The ruling is deeply unpopular. One respected university poll showed that 89% of Americans opposed the decision making it easier for government officials to take people’s homes.1 In an unusual move, the U.S. House of Representatives passed a special resolution, H. Res. 340, condemning the Supreme Court’s action.2
In response to the outcry, officials in Washington state rushed to assure the public that the kind of property takings forced on Suzette Kelo and her Connecticut neighbors could not happen here, because Washington’s constitution supposedly provides stronger protection for basic property rights than Supreme Court justices found in the U.S. Constitution.
The actual experiences of Washington citizens, however, shows these public assurances are hollow. Under a Washington statute called the Community Renewal Law (CRL), local officials routinely take people’s property against their will and sell it to private developers as part of a mandatory economic development plan.

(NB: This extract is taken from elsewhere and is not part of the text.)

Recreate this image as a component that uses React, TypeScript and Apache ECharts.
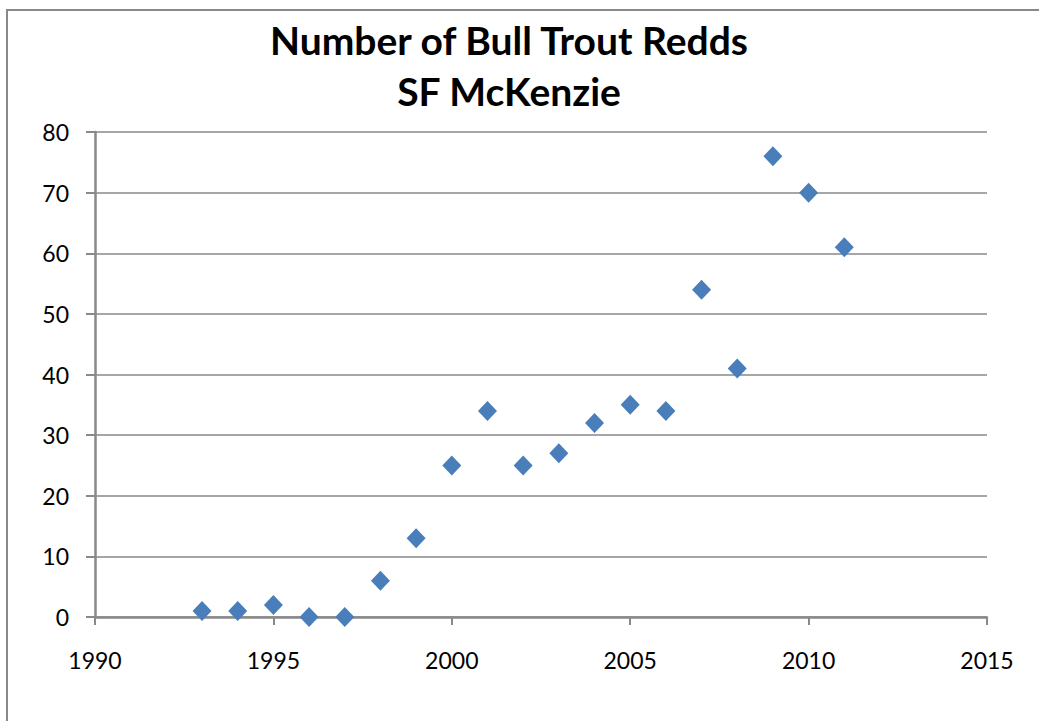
import React, { useEffect, useRef } from "react";
import * as echarts from "echarts";

const titleLines = ["Number of Bull Trout Redds", "SF McKenzie"];
const years = [1993, 1994, 1995, 1996, 1997, 1998, 1999, 2000, 2001, 2002, 2003, 2004, 2005, 2006, 2007, 2008, 2009, 2010, 2011];
const redds = [1, 1, 2, 0, 0, 6, 13, 25, 34, 25, 27, 32, 35, 34, 54, 41, 76, 70, 61];
const xRange = { min: 1990, max: 2015, interval: 5 };
const yRange = { min: 0, max: 80, interval: 10 };

export default function App() {
  const ref = useRef<HTMLDivElement>(null);
  useEffect(() => {
    if (!ref.current) return;
    const chart = echarts.init(ref.current, null, { renderer: "svg" });
    const gray = "#898989";
    const font = "Lato, 'Open Sans', sans-serif";
    chart.setOption({
      animation: false,
      backgroundColor: "#ffffff",
      title: {
        text: titleLines.join("\n"),
        left: 504,
        top: 9,
        textAlign: "center",
        textStyle: {
          fontFamily: font,
          fontWeight: "bold",
          fontSize: 39,
          lineHeight: 51,
          color: "#000",
        },
      },
      graphic: [
        {
          type: "rect",
          shape: { x: 7, y: 10, width: 1100, height: 800 },
          style: { fill: "none", stroke: gray, lineWidth: 2 },
          silent: true,
        },
      ],
      grid: { left: 95, right: 52, top: 132, bottom: 104, containLabel: false },
      xAxis: {
        type: "value",
        min: xRange.min,
        max: xRange.max,
        interval: xRange.interval,
        axisLine: { show: true, onZero: false, lineStyle: { color: gray, width: 2.5 } },
        axisTick: { show: true, length: 8, lineStyle: { color: gray, width: 2 } },
        splitLine: { show: false },
        axisLabel: {
          margin: 31,
          color: "#000",
          fontSize: 23,
          fontFamily: font,
          formatter: (v: number) => String(v),
        },
      },
      yAxis: {
        type: "value",
        min: yRange.min,
        max: yRange.max,
        interval: yRange.interval,
        axisLine: { show: true, lineStyle: { color: gray, width: 2.5 } },
        axisTick: { show: true, length: 9, lineStyle: { color: gray, width: 2 } },
        splitLine: { show: true, lineStyle: { color: gray, width: 1.7 } },
        axisLabel: {
          margin: 26,
          color: "#000",
          fontSize: 23,
          fontFamily: font,
          formatter: (v: number) => String(v),
        },
      },
      series: [
        {
          type: "scatter",
          symbol: "diamond",
          symbolSize: [19, 20],
          itemStyle: { color: "#4A7EBB", opacity: 1 },
          data: years.map((y, i) => [y, redds[i]]),
          z: 5,
        },
      ],
    });
    return () => chart.dispose();
  }, []);
  return (
    <div
      ref={ref}
      style={{ position: "fixed", left: 0, top: 0, width: 1039, height: 721, background: "#fff" }}
    />
  );
}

This study explains how the Community Renewal Law works, shows how officials use certain provisions of that law to force the sale of private land, and gives documented examples of where this has happened around the state. It also gives examples of where officials have worked voluntarily with land owners, without using the eminent domain power in the Community Renewal Law, to implement local economic improvements. Finally, the study presents specific recommendations showing how lawmakers can improve the Community Renewal Law to protect the property rights of all people in Washington.